Speaking of which, let's meet the rest of the animal kingdom roster! We already covered the rhinos, who (as we all know) are the undisputed kings and apex predators of the jungle, as well as just being colossal dicks to everyone due to their tragic inability to score with female rhinos. Rounding out the cast are Flash the sloth, who is really slow, because that's just hysterical2; Loo the crane, who for some insane fucking reason sounds exactly like a grizzled gold prospector from the 1870s; and Artie the anteater, whose personality consists of the words HANG TEN DUDE, COWABUNGA RADICAL!

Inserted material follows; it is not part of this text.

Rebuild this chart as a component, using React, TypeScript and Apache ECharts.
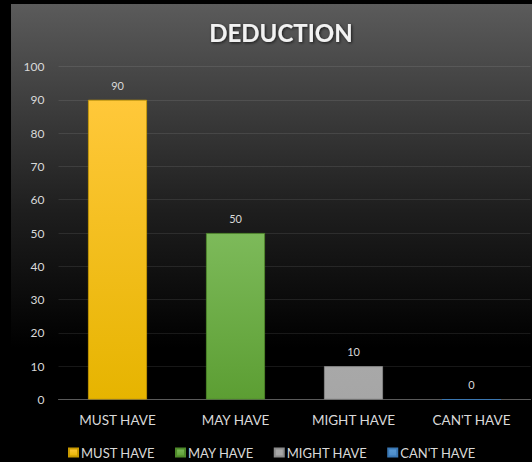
import React, { useEffect, useRef } from "react";
import * as echarts from "echarts";

const categories = ["MUST HAVE", "MAY HAVE", "MIGHT HAVE", "CAN'T HAVE"];
const values = [90, 50, 10, 0];
const yTicks = { min: 0, max: 100, interval: 10 };
const colorsTop = ["#ffc83a", "#7dba5a", "#a8a8a8", "#5b9bd5"];
const colorsBottom = ["#e6b400", "#5c9e33", "#a6a6a6", "#4a8ac8"];
const borderColors = ["#c99a00", "#4f8a2a", "#8c8c8c", "#3a78b5"];

const FONT = "Lato";

export default function App() {
  const ref = useRef<HTMLDivElement>(null);
  useEffect(() => {
    if (!ref.current) return;
    const chart = echarts.init(ref.current, undefined, { renderer: "svg" });
    const series = categories.map((name, i) => ({
      name,
      type: "bar",
      stack: "all",
      barWidth: 59,
      data: values.map((v, j) => (j === i ? v : "-")),
      itemStyle: {
        color: new echarts.graphic.LinearGradient(0, 0, 0, 1, [
          { offset: 0, color: colorsTop[i] },
          { offset: 1, color: colorsBottom[i] },
        ]),
        borderColor: borderColors[i],
        borderWidth: 0.8,
      },
      label: {
        show: true,
        position: "top",
        distance: 9,
        color: "#d9d9d9",
        fontFamily: FONT,
        fontSize: 11,
      },
    }));
    chart.setOption({
      animation: false,
      backgroundColor: "#000",
      graphic: [
        {
          type: "rect",
          z: -100,
          silent: true,
          shape: { x: 11, y: 4, width: 521, height: 458 },
          style: {
            fill: new echarts.graphic.LinearGradient(0, 0, 0, 1, [
              { offset: 0, color: "#5b5b5b" },
              { offset: 0.45, color: "#1e1e1e" },
              { offset: 0.75, color: "#000000" },
              { offset: 1, color: "#000000" },
            ]),
          },
        },
      ],
      title: {
        text: "DEDUCTION",
        left: 276,
        top: 15,
        textAlign: "center",
        textStyle: {
          color: "#f2f2f2",
          fontFamily: FONT,
          fontWeight: "bold",
          fontSize: 24,
          textShadowColor: "rgba(0,0,0,0.7)",
          textShadowBlur: 3,
          textShadowOffsetX: 1,
          textShadowOffsetY: 1,
        },
      },
      legend: {
        top: 441,
        left: 63,
        itemWidth: 9,
        itemHeight: 8,
        itemGap: 20,
        icon: "rect",
        textStyle: {
          color: "#d9d9d9",
          fontFamily: FONT,
          fontSize: 13,
          padding: [0, 0, 0, -2],
        },
        data: categories,
      },
      grid: { left: 58.5, right: 1.5, top: 66.5, bottom: 62.5 },
      xAxis: {
        type: "category",
        data: categories,
        axisTick: { show: false },
        axisLine: { lineStyle: { color: "#5a5a5a", width: 1 } },
        axisLabel: {
          color: "#d9d9d9",
          fontFamily: FONT,
          fontSize: 13.5,
          margin: 13,
        },
      },
      yAxis: {
        type: "value",
        min: yTicks.min,
        max: yTicks.max,
        interval: yTicks.interval,
        axisLine: { show: false },
        axisTick: { show: false },
        axisLabel: {
          color: "#d9d9d9",
          fontFamily: FONT,
          fontSize: 12,
          margin: 14,
        },
        splitLine: { lineStyle: { color: "rgba(255,255,255,0.09)", width: 1 } },
      },
      series,
    });
    return () => chart.dispose();
  }, []);
  return (
    <div
      ref={ref}
      style={{ position: "fixed", left: 0, top: 0, width: 532, height: 462 }}
    />
  );
}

This is where we'd usually make some attempt to summarize the plot after much complaining, but there's nothing to summarize this time. Life's a Jungle isn't a movie so much as a fucked up acid-trip nature documentary of an alternate-universe Africa which exists entirely on a rusty Commodore 64. In fact, the movie is vastly improved if you just start to imagine Sir David Attenborough narrating over it3: "Ah yes, the majestic New England Mincing Terrier. He has a symbiotic drinking relationship with many other fascinating jungle creatures, such as the Lesser Dead-Eyed Aardvark and the Bolivian Retarded Toucan-Crane. Let's watch as they have a tropical jungle luau dance party."

In short, every aspect of Life's a Jungle is a crime against humanity. We're not even kidding - every single one. If you were actually deranged and sadistic enough to show this to your kids, they'd be calling social services before the first half hour's up. Everything is so painfully weird, disturbingly twisted and bafflingly stilted that it almost manages to cross the line into 'wannabe arthouse horror movie' territory.

Hmm...that gives us an idea:

Fuck, now we'll never sleep again. But it's still an improvement.

Special Effects-10
Music / Sound-9.5

[1] Tragically, our eternal nemeses Phase 4 Films survived to distribute crap another day, but Life's a Jungle must have hurt them at least.

[2] You might be tempted to accuse Zootopia of ripping off Life's a Jungle at this point, but that's impossible because nobody involved in computer animation could see Life's a Jungle without immediately quitting the field and/or breaking their own hands as a precaution.

[3] At gunpoint, obviously. Suspension of disbelief can only go so far.